We have pointed out the salient, between the Ancre and the Scarpe, which was the result of the battles of the Somme; and we have mentioned the actions that had been fought on the right of this salient in preparation to a bigger operation. It was the intention of Sir Douglas Haig to attack the salient from both sides—the Fifth Army in the south operating

on the Ancre Front, and the Third Army about Arras. The plan included the pinching off of the whole area, and on the north of the Scarpe the capture of the Vimy Ridge. This latter operation was the task of the First Army.

So far as the Fifth Army was concerned, the German retreat had avoided a battle, but on the Third Army front their retirement must be limited, as the enemy had no intention of giving up the Vimy Ridge on our First Army front. Indeed, there was no retirement on the left of the VII Corps, just south of Arras, which was the flank of the Hindenburg Line.

But adjustments and new orders were necessary to meet the situation. It was most desirable to attract as many enemy troops to our front before the French offensive was launched in the south, and so the Fifth Army was ordered to follow the enemy closely to the Hindenburg Line, where it would exert the greatest pressure, and the Third and First Armies would, with slight modifications of detail, carry out the original attack as planned on their front.

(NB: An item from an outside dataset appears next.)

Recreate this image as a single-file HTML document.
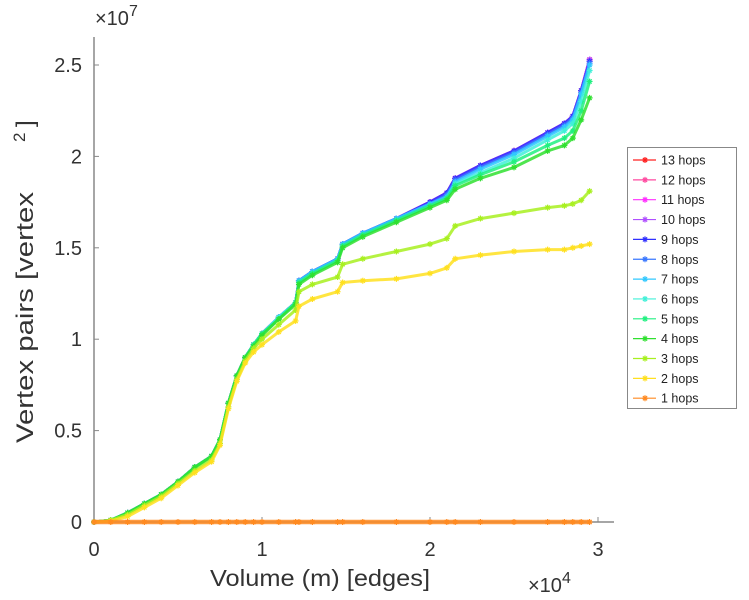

The VII Corps was the most affected. The objectives of the Third Army had been Mercatel, Hill 90, the German third-line system from Feuchy Chapel, and the high ground about Monchy. The effect of the enemy withdrawals on the VII Corps front was

“to change our task from an attack in a south-easterly direction from prepared positions, to an attack in an easterly and north-easterly direction from improvised positions. But the objects of the attack remain the same; that is, to break through the enemy’s defensive line on the right of the Third Army front, to overrun all his defences as far as the Green Line (the far side of the Cojeul River), and to clear and hold

the southern side of the gap which the VI Corps, advancing simultaneously with us, will have made.”

The VII Corps front was held by the 21st, 30th, 56th, and 14th Divisions in line, with the 50th in reserve. On the right the 21st Division had a very small rôle allotted to it. The first attack was to be delivered by the 56th and 14th Divisions with the VI Corps on their left (no German retreat had taken place here), and gradually the 30th and then the 21st Divisions would take part in the advance.

The first phase of the planned attack gave to the 56th Division the task of capturing Neuville Vitasse (the 30th would conform on the right, but even so would not approach the enemy main line), and to the 14th Division the piercing of the extreme left of the Hindenburg Line and part of the Harp; the 3rd Division, VI Corps, on the left would capture Tilloy.